I learned things like:
To keep people from reading banned books, people will go to libraries, check them out, and never return them–opting to pay for the book rather than have them accessible to the public.
Children’s books like Heather Has Two Mommies will often be shelved with the adult books.
People still burn books.

Hm. I guess activism is kinda like church. You preach to a congregation (or just the choir of it) about the evils of the world and how to fight them. The congregation builds some momentum in a certain direction, and hopefully slight change slowly emanates from them as a body. It’s edifying—reminding you you’re not alone in your beliefs.

All in all, I’m glad I participated. I made some new friends, got out of the house for a bit, and got to do a little work in front of an audience.
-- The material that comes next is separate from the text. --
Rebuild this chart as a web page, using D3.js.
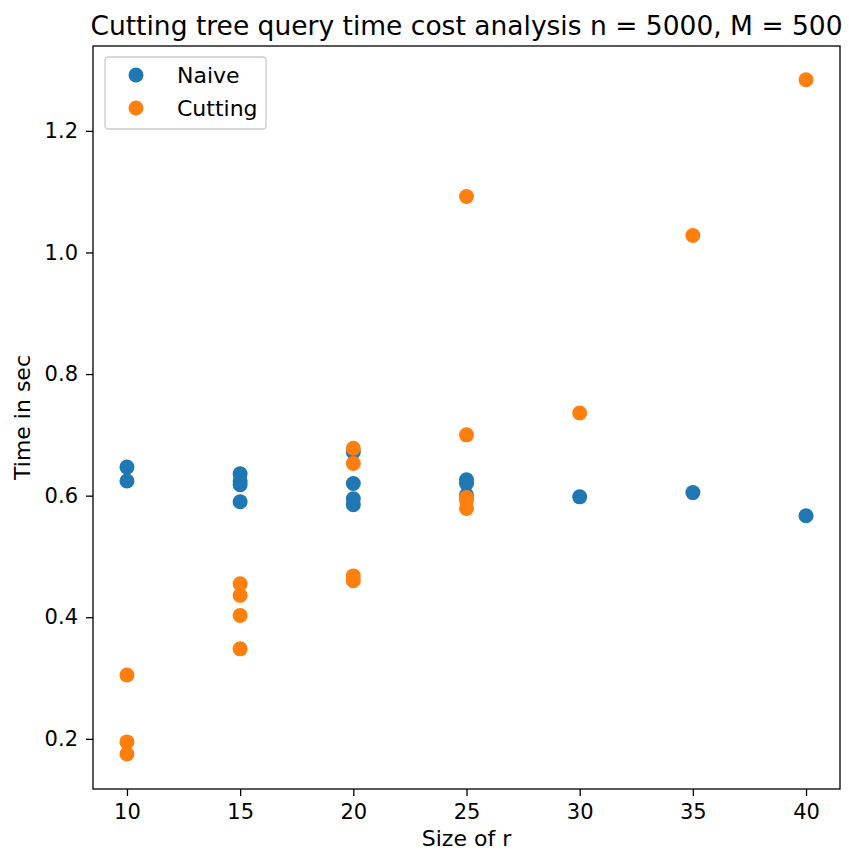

Now: go to your local bookstore, buy a banned book, read it to your kid.

Buddies having Babies

I’ve said from time to time that the thing I miss most since moving to Omaha is the food. And it’s true, I do miss the variety and quality of food available in the bay area.

As it turns out, I miss something more than even that. I am missing my friends become parents. It’s kind of an abstract thing that I probably wouldn’t even notice happening if I were around, but not being around makes it evident.

I’ve been reflecting on these people (Jeff and Leah, Lisa and Eric, Fei and Wael, Ben and Teri, Matt and Julie, Joel and Laura, Rehan and Aliya, Evance and Angela… the list keeps growing!), these friends of mine. These are people with whom I’ve grown up in one way or another: middle school, high school, college, marriage… and we took these steps together. Helped each other just by being there, being something familiar, knowing each other–knowing the we that we were before we were forced into the next phase of life by Time.

These feelings were brought into my field of vision by Sophia, the impending Screaming Little Person of Jeff and Leah; They were brought into focus by the news of Lisa’s pregnancy and Fei’s second.

Such old friends, such new experiences.

I feel like I have more to say on this, but I’m having trouble getting the words out…

So to my baby-wielding (or soon-to-be-baby-wielding) friends: I miss you. I wish I was there with you. But more important than that, I’m happy and excited for you! Hooray!